2. The 10-year rule is too strict – Some companies may be older than 10 years but still act like startups in terms of size, revenue, or number of employees. Under this law, they cannot get benefits. A better approach would have been to use other measures like revenue or employee count to decide if a company is still a startup.
3. The Seed Fund lacks clear rules – The Act says the NSIA will manage the Seed Fund and the Council will approve funding, but it does not explain the exact criteria a startup must meet to get money. This lack of clarity could cause confusion or unfairness.
4. Possible conflict with a new proposed NITDA law – There is a new bill being discussed that would give NITDA more power to regulate and license digital businesses. If that bill becomes law, it might clash with the Startup Act. For example, both laws might try to control the same things, causing confusion for startups.
5. Other rules still discourage foreign investors – Although the Startup Act allows foreigners to own two-thirds of a startup and gives them tax benefits, another government rule (the Revised Handbook on Expatriate Quota Administration 2022) says that wholly foreign-owned companies must have at least 100 million Naira in share capital to get a business permit. Before, it was only 10 million Naira. This big increase could scare away foreign investors, even though the Startup Act is trying to attract them.
The Nigeria Startup Act 2022 is a great achievement. It offers real help to young digital businesses through tax breaks, funding, and easier registration.
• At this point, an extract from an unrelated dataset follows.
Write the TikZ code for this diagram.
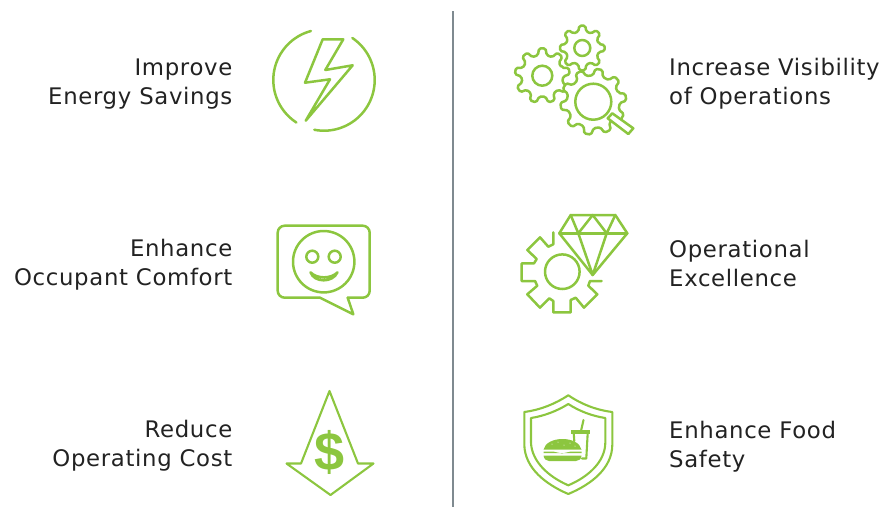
\documentclass[tikz,border=0pt]{standalone}
\usepackage{fontspec}
\setmainfont{DejaVu Sans}[LetterSpace=2.9]
\newfontfamily\dollarfont{Liberation Sans}
\definecolor{leaf}{HTML}{8CC63F}
\definecolor{rulegray}{HTML}{7F8A90}
\definecolor{inkk}{HTML}{222222}
\newcommand{\gearpath}[6]{% cx cy Rout Rin teeth phase
  \pgfmathsetmacro{\gstep}{360/#5}
  \pgfmathsetmacro{\glast}{#5-1}
  \draw[icon,fill=white,rounded corners=1.6pt]
    ({#1+#4*cos(#6-0.30*\gstep)},{#2+#4*sin(#6-0.30*\gstep)})
    \foreach \gi in {0,...,\glast}{
      -- ({#1+#3*cos(#6+\gi*\gstep-0.17*\gstep)},{#2+#3*sin(#6+\gi*\gstep-0.17*\gstep)})
      -- ({#1+#3*cos(#6+\gi*\gstep+0.17*\gstep)},{#2+#3*sin(#6+\gi*\gstep+0.17*\gstep)})
      -- ({#1+#4*cos(#6+\gi*\gstep+0.30*\gstep)},{#2+#4*sin(#6+\gi*\gstep+0.30*\gstep)})
      -- ({#1+#4*cos(#6+\gi*\gstep+0.70*\gstep)},{#2+#4*sin(#6+\gi*\gstep+0.70*\gstep)})
    } -- cycle;
}
\tikzset{
  icon/.style={draw=leaf,line width=2.5pt,line join=round,line cap=round},
  thin icon/.style={draw=leaf,line width=2.1pt,line join=round,line cap=round},
  lefttext/.style={anchor=east,align=right,text=inkk,font=\fontsize{22.8}{29}\selectfont,inner sep=0pt},
  righttext/.style={anchor=west,align=left,text=inkk,font=\fontsize{22.8}{29}\selectfont,inner sep=0pt},
}
\begin{document}
\begin{tikzpicture}[x=1pt,y=-1pt]
\useasboundingbox (0,0) rectangle (879,507);
\coordinate (ruleTop) at (452.5,11);
\coordinate (ruleBot) at (452.5,507);
\draw[rulegray,line width=2pt] (ruleTop) -- (ruleBot);
\node[lefttext] (t1) at (232.5,84.5) {Improve\\Energy Savings};
\node[lefttext] (t2) at (232.5,264.5) {Enhance\\Occupant Comfort};
\node[lefttext] (t3) at (232.5,445.5) {Reduce\\Operating Cost};
\node[righttext] (t4) at (669,83.5) {Increase Visibility\\of Operations};
\node[righttext] (t5) at (669,263.5) {Operational\\Excellence};
\node[righttext] (t6) at (669,446.5) {Enhance Food\\Safety};
% energy
\draw[icon] plot[domain=105:237,samples=40] ({324+50.7*cos(\x)},{80-50.7*sin(\x)});
\draw[icon] plot[domain=56:-101,samples=50] ({324+50.7*cos(\x)},{80-50.7*sin(\x)});
\draw[icon] (322.7,39.3) -- (343.3,39.3) -- (325.3,70) -- (352.7,65.3) -- (305.7,120.7) -- (330,79.3) -- (305,82.7) -- cycle;
% gears
\gearpath{582.3}{48}{22.5}{17}{8}{0}
\draw[icon] (582.3,48) circle[radius=8];
\gearpath{542.3}{75.7}{27.5}{21}{9}{-10}
\draw[icon] (542.3,75.7) circle[radius=10];
\gearpath{593.3}{101.7}{33}{26.5}{10}{-8}
\draw[icon,fill=white] (612.3,113.3) -- (633.3,128.3) -- (628.3,134) -- (607.7,118.3) -- cycle;
\draw[icon,fill=white] (593.3,101.7) circle[radius=18];
% bubble
\draw[icon,rounded corners=7pt] (320,297.7) -- (277.7,297.7) -- (277.7,225.7) -- (369.7,225.7) -- (369.7,297.7) -- (347.7,297.7);
\draw[icon] (320,297.7) -- (353.3,314.3) -- (347.7,297.7);
\draw[icon] (323.7,261.7) circle[radius=30.7];
\draw[icon] (312.3,256.7) circle[radius=6];
\draw[icon] (334.7,256.7) circle[radius=6];
\draw[icon] (310.5,272.3) .. controls (314,283) and (333,283) .. (337.5,272.3) .. controls (331,279) and (317,279) .. cycle;
% diamond and gear
\draw[icon] (570.7,215) -- (615.3,215) -- (627.3,233.3) -- (592.7,275) -- (559.3,233.3) -- cycle;
\draw[icon] (559.3,233.3) -- (627.3,233.3);
\draw[icon] (570.7,215) -- (578.3,233.3) -- (592.7,215) -- (606.7,233.3) -- (615.3,215);
\draw[icon] (578.3,233.3) -- (592.7,275) -- (606.7,233.3);
\draw[icon] (553.3,232.3) -- (553.3,244.3) -- (548.3,246.7) -- (540,237.3) -- (527.3,250) -- (536.7,259) -- (534,263.3) -- (521.7,263.3) -- (521.7,281) -- (535,281) -- (537.3,285.7) -- (527.3,294.3) -- (540,307.7) -- (549.3,298.3) -- (553.3,301) -- (553.3,312.3) -- (570.7,312.3) -- (570.7,300) -- (575.7,297.7) -- (584,307.7) -- (597.3,294.3) -- (588.3,285.7) -- (590,281) -- (601.7,281);
\draw[icon] (562.3,271.7) circle[radius=17.3];
% arrow
\draw[thin icon] (329.5,391) -- (358,463.5) -- (373.5,463.5) -- (330.5,495) -- (286.5,463.5) -- (301,463.5) -- cycle;
\node[text=leaf,inner sep=0pt,font=\dollarfont\bfseries\fontsize{54}{54}\selectfont] (dollar) at (330,452) {\$};
% shield
\draw[thin icon] (568.3,395.3) .. controls (555,404) and (540,410) .. (524.3,412) -- (524.3,445) .. controls (525,468) and (545,484) .. (568.3,494) .. controls (592,484) and (612,468) .. (612.3,445) -- (612.3,412) .. controls (596,410) and (581,404) .. cycle;
\draw[thin icon] (568.3,404) .. controls (557,411) and (544,416) .. (531,418) -- (531,443) .. controls (532,462) and (549,477) .. (568.3,485.3) .. controls (588,477) and (605,462) .. (605.3,443) -- (605.3,418) .. controls (592,416) and (579,411) .. cycle;
\draw[thin icon] (583.5,420) -- (581,431);
\fill[leaf] (571,430) rectangle (590,433.5);
\draw[thin icon] (573.7,433) -- (574.3,441);
\draw[thin icon] (587.7,433) -- (586.3,458.5) -- (582,458.5);
\fill[leaf] (543.5,449.5) .. controls (545,443) and (553,439) .. (562.5,439) .. controls (572,439) and (580,443) .. (581.5,449.5) -- cycle;
\foreach \dx/\dy in {552/444,558/442,564/445,570/443,575/446}{\fill[white] (\dx,\dy) circle[radius=0.5];}
\fill[leaf] (543.5,451.5) -- (553,451.5) -- (562,453.5) -- (571,451.5) -- (581.5,451.5) -- (581.5,453) -- (543.5,453) -- cycle;
\fill[leaf] (543.5,455.5) -- (581.5,455.5) .. controls (581.5,459) and (579,461) .. (576,461) -- (549,461) .. controls (546,461) and (544,459) .. (543.5,455.5) -- cycle;
\end{tikzpicture}
\end{document}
It also encourages both local and foreign investors to put money into Nigerian startups. However, the Act has clear gaps. It leaves out non-digital innovators and sets an arbitrary 10-year limit on Startups. Also, other government rules may still discourage foreign investment.
For the Act to truly work, the government bodies in charge must be creative and purposeful. They should implement the law quickly, fill the gaps where possible, and make sure other policies do not block the good intentions of the Startup Act. If done well, Nigeria could become an even stronger hub for startups across Africa.